- [Prompt] Your answer should be a single number: the count of lines that include "Output".

- [Dataset rows]
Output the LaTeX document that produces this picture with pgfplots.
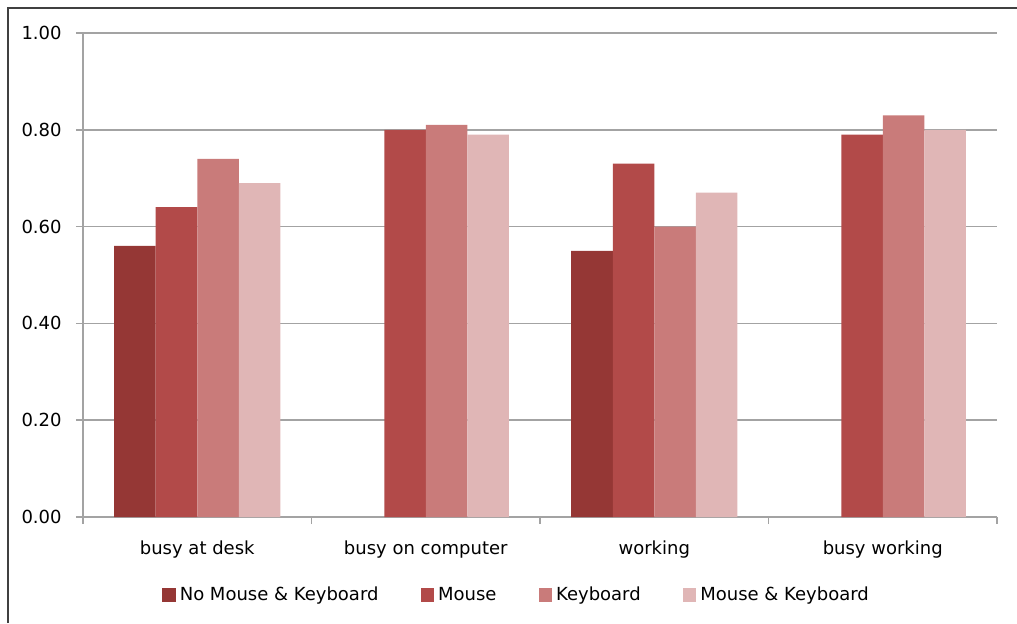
\documentclass[border=0pt]{standalone}
\usepackage{pgfplots}
\pgfplotsset{compat=1.18}
\usepackage{fontspec}
\setmainfont{DejaVu Sans}
\definecolor{noneC}{HTML}{953735}
\definecolor{mouseC}{HTML}{B24A49}
\definecolor{keyC}{HTML}{C97B7A}
\definecolor{bothC}{HTML}{E0B6B6}
\definecolor{gridC}{HTML}{A3A3A3}
\definecolor{frameC}{HTML}{404040}
\begin{document}
\fontsize{9}{11}\selectfont
\begin{tikzpicture}
\useasboundingbox (0,0) rectangle (508.5pt,311.5pt);
\draw[frameC, line width=1pt] (4pt,0pt) -- (4pt,307.5pt) -- (508.5pt,307.5pt);
\begin{axis}[
  at={(41.5pt,53pt)}, anchor=south west,
  scale only axis, width=457pt, height=242pt,
  ybar=0pt, bar width=20.75pt,
  legend image code/.code={\fill[#1] (0pt,-3.7pt) rectangle (6.8pt,3.7pt);},
  xmin=-0.5, xmax=3.5, ymin=0, ymax=1,
  enlargelimits=false,
  axis x line*=bottom, axis y line*=left,
  axis line style={gridC, line width=0.8pt},
  ymajorgrids, grid style={gridC, line width=0.8pt},
  tick style={gridC, line width=0.8pt},
  tick align=outside, major tick length=3.5pt,
  xtick={-0.5,0.5,1.5,2.5,3.5},
  x tick label as interval,
  xticklabels={busy at desk, busy on computer, working, busy working},
  xticklabel style={yshift=-5pt},
  ytick={0,0.2,0.4,0.6,0.8,1},
  yticklabel style={xshift=-4pt, /pgf/number format/.cd, fixed, fixed zerofill, precision=2, assume math mode=true},
  legend style={at={(0.4754,-0.161)}, anchor=center, legend columns=-1, draw=none,
    /tikz/every even column/.append style={column sep=19pt}},
]
\addplot[fill=noneC, draw=none] coordinates {(0,0.56) (2,0.55)};
\addplot[fill=mouseC, draw=none] coordinates {(0,0.64) (1,0.80) (2,0.73) (3,0.79)};
\addplot[fill=keyC, draw=none] coordinates {(0,0.74) (1,0.81) (2,0.60) (3,0.83)};
\addplot[fill=bothC, draw=none] coordinates {(0,0.69) (1,0.79) (2,0.67) (3,0.80)};
\legend{No Mouse \& Keyboard, Mouse, Keyboard, Mouse \& Keyboard}
\end{axis}
\end{tikzpicture}
\end{document}
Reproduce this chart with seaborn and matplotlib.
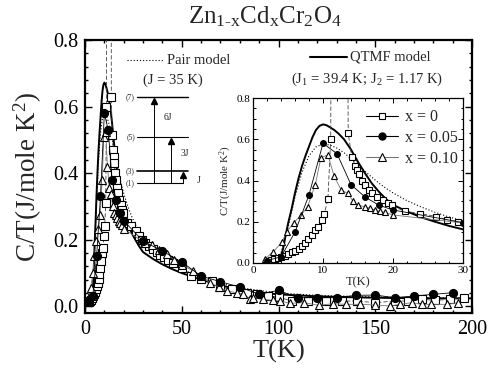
import numpy as np
import pandas as pd
import matplotlib
matplotlib.use("Agg")
import matplotlib.pyplot as plt
from matplotlib.lines import Line2D
from matplotlib.ticker import MultipleLocator
import seaborn as sns

sns.set_theme(style="ticks")
plt.rcParams['font.family'] = ['Liberation Serif', 'DejaVu Serif']
plt.rcParams['mathtext.fontset'] = 'custom'
plt.rcParams['mathtext.rm'] = 'Liberation Serif'
plt.rcParams['mathtext.it'] = 'Liberation Serif:italic'

# ---------------- data ----------------
T_x0 = [2.0, 2.5, 3.0, 3.5, 4.0, 4.5, 5.0, 5.5, 6.0, 6.5, 7.0, 7.4, 7.9, 8.4, 8.9, 9.3,
        9.8, 10.2, 10.7, 11.1, 11.25, 13.4, 13.6, 14.1, 14.6, 14.8, 15.1, 15.5, 16.0,
        16.5, 17.0, 17.7, 18.6, 19.3, 19.8, 21.7, 23.9, 26.2, 27.7, 29.3, 31, 33, 35,
        37, 39, 41, 43, 45.6, 50, 55, 60, 65.5, 70, 75.8, 83.6, 89, 94.7, 100, 106.8,
        115.4, 124.5, 133, 140.4, 149.9, 160, 167, 174, 181, 188.6, 196]
CT_x0 = [0.012, 0.016, 0.020, 0.025, 0.030, 0.036, 0.043, 0.051, 0.060, 0.070, 0.083,
         0.097, 0.115, 0.136, 0.160, 0.176, 0.210, 0.240, 0.310, 0.600, 2.0, 2.0, 0.630,
         0.516, 0.470, 0.450, 0.430, 0.400, 0.380, 0.355, 0.340, 0.320, 0.305, 0.290,
         0.280, 0.250, 0.240, 0.225, 0.210, 0.200, 0.190, 0.180, 0.172, 0.163, 0.155,
         0.147, 0.139, 0.131, 0.116, 0.090, 0.083, 0.076, 0.058, 0.051, 0.041, 0.036,
         0.031, 0.028, 0.016, 0.016, 0.016, 0.016, 0.016, 0.011, 0.016, 0.016, 0.021,
         0.018, 0.021, 0.026]

T_x05 = [2, 4, 6, 8, 10, 12, 14, 16, 18, 20, 30, 40, 50, 60, 70, 80, 90, 100, 110,
         120, 130, 140, 150, 160, 170, 180, 190]
CT_x05 = [0.012, 0.030, 0.150, 0.330, 0.580, 0.530, 0.380, 0.320, 0.280, 0.257, 0.196,
          0.166, 0.133, 0.091, 0.074, 0.058, 0.036, 0.048, 0.026, 0.026, 0.026, 0.033,
          0.034, 0.026, 0.031, 0.036, 0.041]

T_x10 = [1.7, 2.9, 4.1, 4.8, 5.8, 6.9, 7.8, 8.9, 9.7, 10.7, 11.6, 12.6, 13.5, 14.3, 15.0,
         16.0, 16.7, 17.4, 18.1, 18.9, 20.0, 31, 34.4, 38, 42.2, 46, 50, 56, 60, 64.6,
         69, 73.2, 78.4, 81.8, 85.3, 87, 92, 97, 100.8, 106, 113, 121, 128, 135, 142,
         150, 157.6, 163, 168.8, 174, 179, 187, 193]
CT_x10 = [0.020, 0.055, 0.100, 0.150, 0.195, 0.233, 0.273, 0.380, 0.510, 0.524, 0.420,
          0.354, 0.338, 0.300, 0.280, 0.273, 0.265, 0.257, 0.250, 0.245, 0.233, 0.190,
          0.183, 0.170, 0.156, 0.140, 0.125, 0.106, 0.090, 0.071, 0.058, 0.046, 0.041,
          0.036, 0.023, 0.026, 0.021, 0.018, 0.016, 0.009, 0.011, 0.003, 0.008, 0.006,
          0.006, 0.004, 0.001, 0.006, 0.011, 0.006, 0.006, 0.006, 0.011]

T_qtmf = [3.5, 3.9, 4.3, 4.7, 5.0, 5.5, 6.0, 6.5, 7.0, 7.5, 8.0, 8.5, 9.0, 9.5, 10.0,
          10.5, 11.0, 11.6, 12.2, 13.0, 14.0, 15.0, 16.0, 17.0, 18.0, 19.0, 20.0, 22,
          24, 26, 28, 30, 35, 40, 45, 50, 60, 70, 80, 90, 100, 120, 140, 160, 180, 200]
CT_qtmf = [0.0, 0.02, 0.07, 0.14, 0.19, 0.26, 0.34, 0.41, 0.47, 0.52, 0.565, 0.61,
           0.645, 0.665, 0.672, 0.668, 0.658, 0.645, 0.628, 0.60, 0.55, 0.49, 0.435,
           0.385, 0.345, 0.31, 0.282, 0.25, 0.222, 0.200, 0.180, 0.163, 0.143, 0.126,
           0.112, 0.100, 0.080, 0.063, 0.050, 0.042, 0.036, 0.030, 0.027, 0.025, 0.024,
           0.024]

T_pair = [3.0, 4.0, 5.0, 6.0, 7.0, 8.0, 9.0, 10.0, 11.0, 12.0, 13.0, 14.0, 15.0, 16.0,
          17.0, 18.0, 19.0, 20.0, 22, 24, 26, 28, 30, 35, 40, 50, 60, 70, 80, 100, 120,
          150, 200]
CT_pair = [0.0, 0.05, 0.17, 0.32, 0.44, 0.52, 0.563, 0.576, 0.572, 0.557, 0.535, 0.505,
           0.475, 0.445, 0.415, 0.387, 0.362, 0.340, 0.302, 0.272, 0.246, 0.223, 0.205,
           0.175, 0.150, 0.112, 0.087, 0.069, 0.056, 0.040, 0.033, 0.028, 0.025]

df0 = pd.DataFrame({"T": T_x0, "CT": CT_x0})
df5 = pd.DataFrame({"T": T_x05, "CT": CT_x05})
df10 = pd.DataFrame({"T": T_x10, "CT": CT_x10})
dfq = pd.DataFrame({"T": T_qtmf, "CT": CT_qtmf})
dfp = pd.DataFrame({"T": T_pair, "CT": CT_pair})

W, H = 491, 377
fig = plt.figure(figsize=(W / 100, H / 100), dpi=100)
fig.patch.set_facecolor("white")


def fx(x):
    return x / W


def fy(y):
    return 1 - y / H


ax = fig.add_axes([fx(85), fy(313), fx(472) - fx(85), fy(40) - fy(313)])
ins = fig.add_axes([fx(253), fy(263), fx(463) - fx(253), fy(98) - fy(263)])


def draw(a, ms, lw_model):
    sns.lineplot(data=dfp, x="T", y="CT", ax=a, color="black", lw=0.8,
                 linestyle=(0, (1, 1.8)), sort=False, estimator=None, zorder=2)
    sns.lineplot(data=dfq, x="T", y="CT", ax=a, color="black", lw=lw_model,
                 sort=False, estimator=None, zorder=2)
    sns.lineplot(data=df0, x="T", y="CT", ax=a, color="#444444", lw=0.6,
                 linestyle=(0, (5, 2.5)), marker="s", markersize=ms, mfc="white",
                 mec="black", mew=0.8, sort=False, estimator=None, zorder=3)
    sns.lineplot(data=df10, x="T", y="CT", ax=a, color="#777777", lw=0.6,
                 marker="^", markersize=ms + 0.6, mfc="white", mec="black", mew=0.8,
                 sort=False, estimator=None, zorder=3)
    sns.lineplot(data=df5, x="T", y="CT", ax=a, color="black", lw=0.6,
                 marker="o", markersize=ms, mfc="black", mec="black", mew=0.8,
                 sort=False, estimator=None, zorder=4)


draw(ax, 5.8, 1.4)
draw(ins, 4.2, 1.4)

# ---- main axes styling ----
ax.set_xlim(0, 200)
ax.set_ylim(-0.02, 0.8)
ax.xaxis.set_major_locator(MultipleLocator(50))
ax.xaxis.set_minor_locator(MultipleLocator(10))
ax.yaxis.set_major_locator(MultipleLocator(0.2))
ax.yaxis.set_minor_locator(MultipleLocator(0.04))
ax.yaxis.set_major_formatter(matplotlib.ticker.FormatStrFormatter('%.1f'))
ax.tick_params(which="both", direction="in", top=True, right=True, colors="black",
               width=1.0)
ax.tick_params(which="major", length=5, labelsize=14.5, pad=5)
ax.tick_params(which="minor", length=2.5)
for s in ax.spines.values():
    s.set_linewidth(1.6)
    s.set_color("black")
ax.set_xlabel("T(K)", fontsize=19, labelpad=1)
ax.set_ylabel(r"C/T(J/mole K$^2$)", fontsize=19.5, labelpad=6)

# ---- inset styling ----
ins.set_xlim(0, 30)
ins.set_ylim(0, 0.8)
ins.xaxis.set_major_locator(MultipleLocator(10))
ins.xaxis.set_minor_locator(MultipleLocator(2))
ins.yaxis.set_major_locator(MultipleLocator(0.2))
ins.yaxis.set_minor_locator(MultipleLocator(0.05))
ins.yaxis.set_major_formatter(matplotlib.ticker.FormatStrFormatter('%.1f'))
ins.tick_params(which="both", direction="in", top=True, right=True, colors="black",
                width=0.7)
ins.tick_params(which="major", length=3.5, labelsize=8, pad=2)
ins.tick_params(which="minor", length=1.8)
for s in ins.spines.values():
    s.set_linewidth(0.9)
    s.set_color("black")
ins.set_xlabel("T(K)", fontsize=9, labelpad=1)
ins.set_ylabel(r"C/T(J/mole K$^2$)", fontsize=8, labelpad=2)
ins.set_facecolor("white")

leg_handles = [
    Line2D([], [], color="black", lw=0.8, marker="s", markersize=5, mfc="white",
           mec="black", mew=0.8),
    Line2D([], [], color="black", lw=0.8, marker="o", markersize=5, mfc="black",
           mec="black"),
    Line2D([], [], color="#777777", lw=0.8, marker="^", markersize=5.5, mfc="white",
           mec="black", mew=0.8),
]
ins.legend(leg_handles, ["x = 0", "x = 0.05", "x = 0.10"], loc="upper right",
           bbox_to_anchor=(1.02, 0.99), frameon=False, fontsize=11.5,
           handlelength=2.0, handletextpad=0.4, labelspacing=0.3, borderaxespad=0.2)

# ---- title ----
fig.text(fx(265), fy(17), r"Zn$_{\mathrm{1\text{-}x}}$Cd$_{\mathrm{x}}$Cr$_{2}$O$_{4}$",
         ha="center", va="center", fontsize=18)

# ---- model legends ----
fig.add_artist(Line2D([fx(127), fx(163)], [fy(60), fy(60)], color="black", lw=0.8,
                      linestyle=(0, (1, 1.8))))
fig.text(fx(167), fy(60), "Pair model", ha="left", va="center", fontsize=10.5)
fig.text(fx(173), fy(80), "(J = 35 K)", ha="center", va="center", fontsize=10.5)
fig.add_artist(Line2D([fx(310), fx(347)], [fy(57), fy(57)], color="black", lw=1.5))
fig.text(fx(350), fy(57), "QTMF model", ha="left", va="center", fontsize=10.5)
fig.text(fx(367), fy(79), r"(J$_{1}$ = 39.4 K; J$_{2}$ = 1.17 K)", ha="center",
         va="center", fontsize=10.5)

# ---- energy level diagram ----
levels = [("(7)", 97, 137, 188, 1.0), ("(5)", 137, 137, 188, 0.8),
          ("(3)", 171, 137, 188, 1.2), ("(1)", 183, 137, 183, 0.8)]
for lab, y, x0, x1, lw in levels:
    fig.add_artist(Line2D([fx(x0), fx(x1)], [fy(y), fy(y)], color="black", lw=lw))
    fig.text(fx(135), fy(y), lab, ha="right", va="center", fontsize=5.5)
for x, ytop in [(154, 97), (171, 137), (183, 171)]:
    fig.add_artist(Line2D([fx(x), fx(x)], [fy(183), fy(ytop + 4)], color="black",
                          lw=0.7))
    fig.add_artist(Line2D([fx(x)], [fy(ytop + 4)], marker="^", markersize=4,
                          color="black", lw=0))
fig.text(fx(168), fy(118), "6J", ha="center", va="center", fontsize=7)
fig.text(fx(185), fy(153), "3J", ha="center", va="center", fontsize=7)
fig.text(fx(199), fy(181), "J", ha="center", va="center", fontsize=7)

fig.savefig("out.png", dpi=100, facecolor="white")
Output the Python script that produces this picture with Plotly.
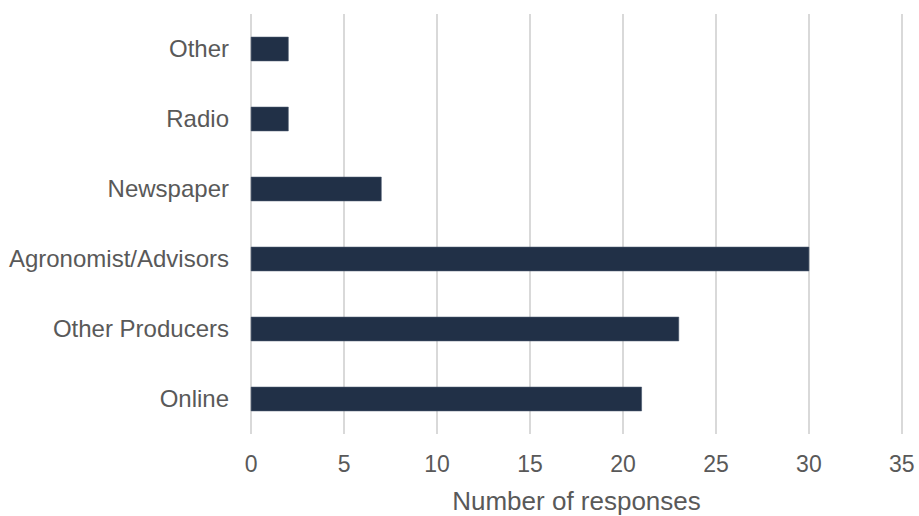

- [The solution] 2